How does the statement do in these regards? So-so. There is no coordination in the fiscal arena, the promises made to emerging markets are vague, and even though there is a clear statement on protection and export subsidization, there is no monitoring or enforcement mechanism.
What about the longer-term issues? The fundamental dilemma of financial globalization is that regulation and supervision remains national while financial markets are international. The statement recognizes this dilemma:
Regulation is first and foremost the responsibility of national regulators who constitute the first line of defense against market instability. However, our financial markets are global in scope, therefore, intensified international cooperation among regulators and strengthening of international standards, where necessary, and their consistent implementation is necessary to protect against adverse cross-border, regional and global developments affecting international financial stability. Regulators must ensure that their actions support market discipline, avoid potentially adverse impacts on other countries, including regulatory arbitrage, and support competition, dynamism and innovation in the marketplace.

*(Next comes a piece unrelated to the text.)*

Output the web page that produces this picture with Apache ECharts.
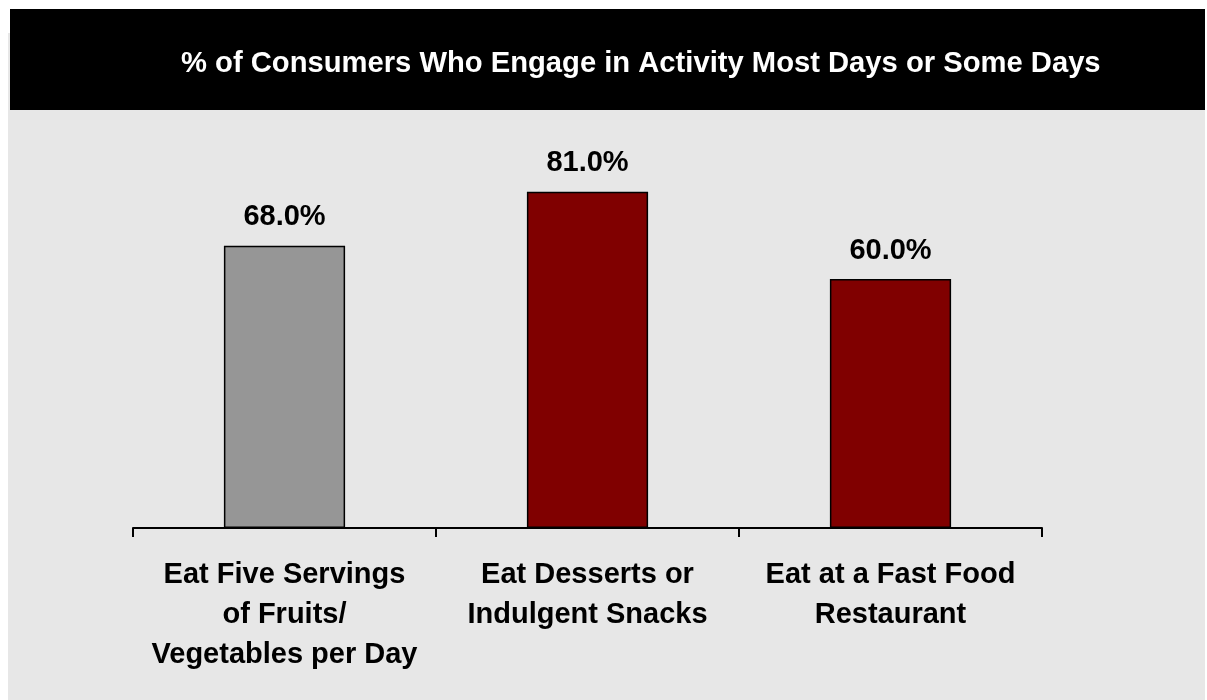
<!DOCTYPE html>
<html>
<head>
<meta charset="utf-8">
<style>
  html, body { margin: 0; padding: 0; background: #ffffff; }
  #chart { width: 1207px; height: 700px; }
</style>
<script src="https://cdn.jsdelivr.net/npm/echarts@6/dist/echarts.min.js"></script>
</head>
<body>
<div id="chart"></div>
<script>
// Share of consumers doing each activity most days or some days
const titleText = '% of Consumers Who Engage in Activity Most Days or Some Days';
const categories = [
  'Eat Five Servings\nof Fruits/\nVegetables per Day',
  'Eat Desserts or\nIndulgent Snacks',
  'Eat at a Fast Food\nRestaurant'
];
const values = [68.0, 81.0, 60.0];
const barColors = ['#969696', '#800000', '#800000'];

const FONT = '"Liberation Sans", Arial, Helvetica, sans-serif';

const chart = echarts.init(document.getElementById('chart'), null, { renderer: 'canvas' });

chart.setOption({
  backgroundColor: '#ffffff',
  animation: false,
  graphic: [
    { type: 'rect', z: -10, silent: true,
      shape: { x: 8, y: 33, width: 1197, height: 667 },
      style: { fill: '#e7e7e7' } },
    { type: 'rect', z: -9, silent: true,
      shape: { x: 10, y: 9, width: 1195, height: 101 },
      style: { fill: '#000000' } }
  ],
  title: {
    text: titleText,
    left: 181,
    top: 49,
    padding: 0,
    textStyle: { color: '#ffffff', fontFamily: FONT, fontWeight: 'bold', fontSize: 29.2 }
  },
  grid: { left: 133, right: 165, top: 113, bottom: 172, containLabel: false },
  xAxis: {
    type: 'category',
    data: categories,
    boundaryGap: true,
    axisLine: { show: true, lineStyle: { color: '#000000', width: 2 } },
    axisTick: { show: true, length: 9, alignWithLabel: false, lineStyle: { color: '#000000', width: 2 } },
    axisLabel: {
      margin: 27,
      color: '#000000',
      fontFamily: FONT,
      fontWeight: 'bold',
      fontSize: 29,
      lineHeight: 40,
      align: 'center',
      interval: 0
    }
  },
  yAxis: {
    type: 'value',
    min: 0,
    max: 100,
    show: false,
    splitLine: { show: false }
  },
  series: [{
    type: 'bar',
    barWidth: '40%',
    data: values.map((v, i) => ({
      value: v,
      itemStyle: { color: barColors[i], borderColor: '#000000', borderWidth: 1.5 }
    })),
    label: {
      show: true,
      position: 'top',
      distance: 14,
      color: '#000000',
      fontFamily: FONT,
      fontWeight: 'bold',
      fontSize: 29,
      formatter: p => p.value.toFixed(1) + '%'
    }
  }]
});
</script>
</body>
</html>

The "action agenda" outlines several areas of international cooperation and coordination in the months to come. Finance ministers and national regulators are tasked with the responsibility of bringing these recommendations to life. As I said in my own version of the statement, "a key challenge will be ... to strike an appropriate balance between common international regulations, on the one hand, and space for domestic approaches that may diverge from harmonized regulations, on the other."